Work to do >>
Leave out every picture, then transcribe the rest of the listing exactly.

──────────────────────────────

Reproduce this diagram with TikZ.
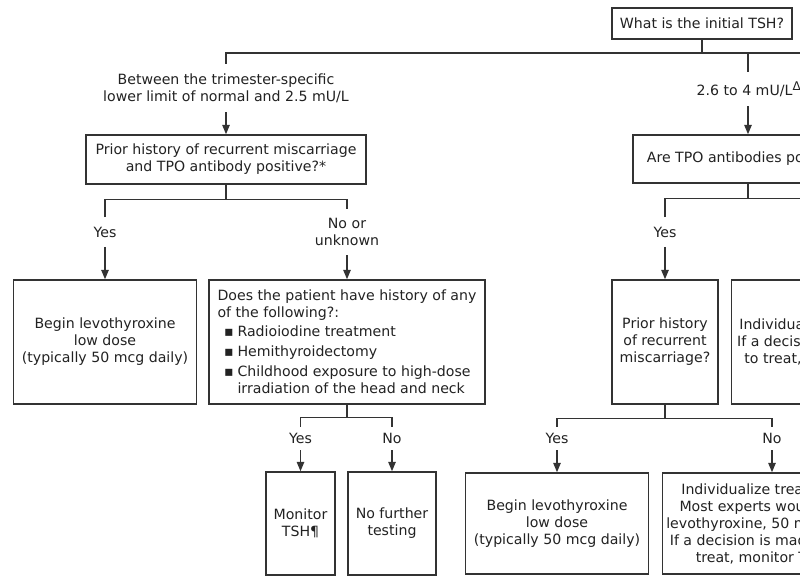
\documentclass[tikz,border=0pt]{standalone}
\usepackage{fontspec}
\setmainfont{DejaVu Sans}
\usetikzlibrary{arrows.meta,positioning}
\definecolor{ink}{HTML}{333333}
\definecolor{type}{HTML}{222222}
\newcommand{\listmark}{\hspace*{5pt}\makebox[10pt][l]{▪}}
\tikzset{
  box/.style={
    draw=ink,
    line width=1.1pt,
    text=type,
    align=center,
    inner sep=0pt,
    font=\fontsize{10.6}{12.75}\selectfont
  },
  sz/.style 2 args={
    minimum width=#1*0.75pt,
    minimum height=#2*0.75pt
  },
  tag/.style={
    text=type,
    align=center,
    inner xsep=0pt,
    inner ysep=7pt,
    font=\fontsize{10.6}{12.75}\selectfont
  },
  link/.style={
    draw=ink,
    line width=1.1pt
  },
  arrow/.style={
    link,
    -{Triangle[length=7pt,width=5.5pt]}
  }
}

\begin{document}
\begin{tikzpicture}[x=0.75pt,y=-0.75pt]
  \useasboundingbox (0,0) rectangle (800,583);
  \fill[white] (0,0) rectangle (800,583);
  \clip (0,0) rectangle (800,583);

  % --- Initial question ---
  \node[box, sz={180}{31}] (tsh) at (702,23.5) {What is the initial TSH?};
  \coordinate (top) at (800,53);

  % --- Left branch: low TSH ---
  \node[tag] (lowtag) at (226,88) {Between the trimester-specific\\lower limit of normal and 2.5 mU/L};
  \node[box, sz={280}{49}] (prior) at (226,159.5) {Prior history of recurrent miscarriage\\and TPO antibody positive?*};
  \node[tag] (yesA) at (105,232) {Yes};
  \node[tag] (noA) at (347,232) {No or\\unknown};
  \node[box, sz={183}{124}] (beginA) at (105,342) {Begin levothyroxine\\low dose\\(typically 50 mcg daily)};
  \node[box, sz={276}{124}, align=left] (hist) at (347,342) {Does the patient have history of any\\of the following?:\\[1.5pt]
    \listmark Radioiodine treatment\\[2.25pt]
    \listmark Hemithyroidectomy\\[2.25pt]
    \listmark Childhood exposure to high-dose\\
    \hspace*{15pt}irradiation of the head and neck};
  \node[tag, inner ysep=4.5pt] (yesB) at (300.5,438.5) {Yes};
  \node[tag, inner ysep=4.5pt] (noB) at (392,438.5) {No};
  \node[box, sz={69}{103}] (monitor) at (300.5,523.5) {Monitor\\TSH¶};
  \node[box, sz={88}{103}] (nofurther) at (392,523.5) {No further\\testing};

  % --- Right branch: 2.6 to 4 mU/L ---
  \node[tag] (midtag) at (749,89) {2.6 to 4 mU/L\textsuperscript{\fontsize{9}{10}\selectfont Δ}};
  \node[box, sz={230}{48}] (tpo) at (748,159) {Are TPO antibodies positive?};
  \node[tag] (yesC) at (665,232) {Yes};
  \node[box, sz={106}{124}] (priorB) at (665,342) {Prior history\\of recurrent\\miscarriage?};
  \node[box, sz={184}{124}, anchor=west] (indivA) at (731,342) {Individualize treatment.\\If a decision is made not\\to treat, monitor TSH¶};
  \node[tag, inner ysep=4.5pt] (yesD) at (557,438.5) {Yes};
  \node[tag, inner ysep=4.5pt] (noD) at (772,438.5) {No};
  \node[box, sz={183}{101}] (beginB) at (557,523.5) {Begin levothyroxine\\low dose\\(typically 50 mcg daily)};
  \node[box, sz={206}{101}, anchor=west] (indivB) at (662,523.5) {Individualize treatment.\\Most experts would give\\levothyroxine, 50 mcg daily.\\If a decision is made not to\\treat, monitor TSH¶};

  % --- Connectors ---
  \draw[link] (tsh.south) -- (tsh.south |- top);
  \draw[link] (lowtag.north) |- (top);
  \draw[link] (tpo.north |- midtag.north) -- (tpo.north |- top);
  \draw[arrow] (lowtag.south) -- (prior.north);
  \draw[arrow] (tpo.north |- midtag.south) -- (tpo.north);

  \draw[link] (prior.south) -- ++(0,15) coordinate (forkA);
  \draw[link] (yesA.north) |- (forkA) -| (noA.north);
  \draw[arrow] (yesA.south) -- (beginA.north);
  \draw[arrow] (noA.south) -- (hist.north);

  \draw[link] (hist.south) -- ++(0,13) coordinate (forkB);
  \draw[link] (yesB.north) |- (forkB) -| (noB.north);
  \draw[arrow] (yesB.south) -- (monitor.north);
  \draw[arrow] (noB.south) -- (nofurther.north);

  \draw[link] (tpo.south) -- ++(0,15) coordinate (forkC);
  \draw[link] (yesC.north) |- (forkC) -- (forkC -| top);
  \draw[arrow] (yesC.south) -- (priorB.north);

  \draw[link] (priorB.south) -- ++(0,14) coordinate (forkD);
  \draw[link] (yesD.north) |- (forkD) -| (noD.north);
  \draw[arrow] (yesD.south) -- (beginB.north);
  \draw[arrow] (noD.south) -- (indivB.north -| noD.south);

\end{tikzpicture}
\end{document}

──────────────────────────────

Problem solution >>
Reproduce this diagram with TikZ.
\documentclass[tikz,border=0pt]{standalone}
\usepackage{fontspec}
\setmainfont{DejaVu Sans}
\usetikzlibrary{arrows.meta,positioning}
\definecolor{ink}{HTML}{333333}
\definecolor{type}{HTML}{222222}
\newcommand{\listmark}{\hspace*{5pt}\makebox[10pt][l]{▪}}
\tikzset{
  box/.style={
    draw=ink,
    line width=1.1pt,
    text=type,
    align=center,
    inner sep=0pt,
    font=\fontsize{10.6}{12.75}\selectfont
  },
  sz/.style 2 args={
    minimum width=#1*0.75pt,
    minimum height=#2*0.75pt
  },
  tag/.style={
    text=type,
    align=center,
    inner xsep=0pt,
    inner ysep=7pt,
    font=\fontsize{10.6}{12.75}\selectfont
  },
  link/.style={
    draw=ink,
    line width=1.1pt
  },
  arrow/.style={
    link,
    -{Triangle[length=7pt,width=5.5pt]}
  }
}

\begin{document}
\begin{tikzpicture}[x=0.75pt,y=-0.75pt]
  \useasboundingbox (0,0) rectangle (800,583);
  \fill[white] (0,0) rectangle (800,583);
  \clip (0,0) rectangle (800,583);

  % --- Initial question ---
  \node[box, sz={180}{31}] (tsh) at (702,23.5) {What is the initial TSH?};
  \coordinate (top) at (800,53);

  % --- Left branch: low TSH ---
  \node[tag] (lowtag) at (226,88) {Between the trimester-specific\\lower limit of normal and 2.5 mU/L};
  \node[box, sz={280}{49}] (prior) at (226,159.5) {Prior history of recurrent miscarriage\\and TPO antibody positive?*};
  \node[tag] (yesA) at (105,232) {Yes};
  \node[tag] (noA) at (347,232) {No or\\unknown};
  \node[box, sz={183}{124}] (beginA) at (105,342) {Begin levothyroxine\\low dose\\(typically 50 mcg daily)};
  \node[box, sz={276}{124}, align=left] (hist) at (347,342) {Does the patient have history of any\\of the following?:\\[1.5pt]
    \listmark Radioiodine treatment\\[2.25pt]
    \listmark Hemithyroidectomy\\[2.25pt]
    \listmark Childhood exposure to high-dose\\
    \hspace*{15pt}irradiation of the head and neck};
  \node[tag, inner ysep=4.5pt] (yesB) at (300.5,438.5) {Yes};
  \node[tag, inner ysep=4.5pt] (noB) at (392,438.5) {No};
  \node[box, sz={69}{103}] (monitor) at (300.5,523.5) {Monitor\\TSH¶};
  \node[box, sz={88}{103}] (nofurther) at (392,523.5) {No further\\testing};

  % --- Right branch: 2.6 to 4 mU/L ---
  \node[tag] (midtag) at (749,89) {2.6 to 4 mU/L\textsuperscript{\fontsize{9}{10}\selectfont Δ}};
  \node[box, sz={230}{48}] (tpo) at (748,159) {Are TPO antibodies positive?};
  \node[tag] (yesC) at (665,232) {Yes};
  \node[box, sz={106}{124}] (priorB) at (665,342) {Prior history\\of recurrent\\miscarriage?};
  \node[box, sz={184}{124}, anchor=west] (indivA) at (731,342) {Individualize treatment.\\If a decision is made not\\to treat, monitor TSH¶};
  \node[tag, inner ysep=4.5pt] (yesD) at (557,438.5) {Yes};
  \node[tag, inner ysep=4.5pt] (noD) at (772,438.5) {No};
  \node[box, sz={183}{101}] (beginB) at (557,523.5) {Begin levothyroxine\\low dose\\(typically 50 mcg daily)};
  \node[box, sz={206}{101}, anchor=west] (indivB) at (662,523.5) {Individualize treatment.\\Most experts would give\\levothyroxine, 50 mcg daily.\\If a decision is made not to\\treat, monitor TSH¶};

  % --- Connectors ---
  \draw[link] (tsh.south) -- (tsh.south |- top);
  \draw[link] (lowtag.north) |- (top);
  \draw[link] (tpo.north |- midtag.north) -- (tpo.north |- top);
  \draw[arrow] (lowtag.south) -- (prior.north);
  \draw[arrow] (tpo.north |- midtag.south) -- (tpo.north);

  \draw[link] (prior.south) -- ++(0,15) coordinate (forkA);
  \draw[link] (yesA.north) |- (forkA) -| (noA.north);
  \draw[arrow] (yesA.south) -- (beginA.north);
  \draw[arrow] (noA.south) -- (hist.north);

  \draw[link] (hist.south) -- ++(0,13) coordinate (forkB);
  \draw[link] (yesB.north) |- (forkB) -| (noB.north);
  \draw[arrow] (yesB.south) -- (monitor.north);
  \draw[arrow] (noB.south) -- (nofurther.north);

  \draw[link] (tpo.south) -- ++(0,15) coordinate (forkC);
  \draw[link] (yesC.north) |- (forkC) -- (forkC -| top);
  \draw[arrow] (yesC.south) -- (priorB.north);

  \draw[link] (priorB.south) -- ++(0,14) coordinate (forkD);
  \draw[link] (yesD.north) |- (forkD) -| (noD.north);
  \draw[arrow] (yesD.south) -- (beginB.north);
  \draw[arrow] (noD.south) -- (indivB.north -| noD.south);

\end{tikzpicture}
\end{document}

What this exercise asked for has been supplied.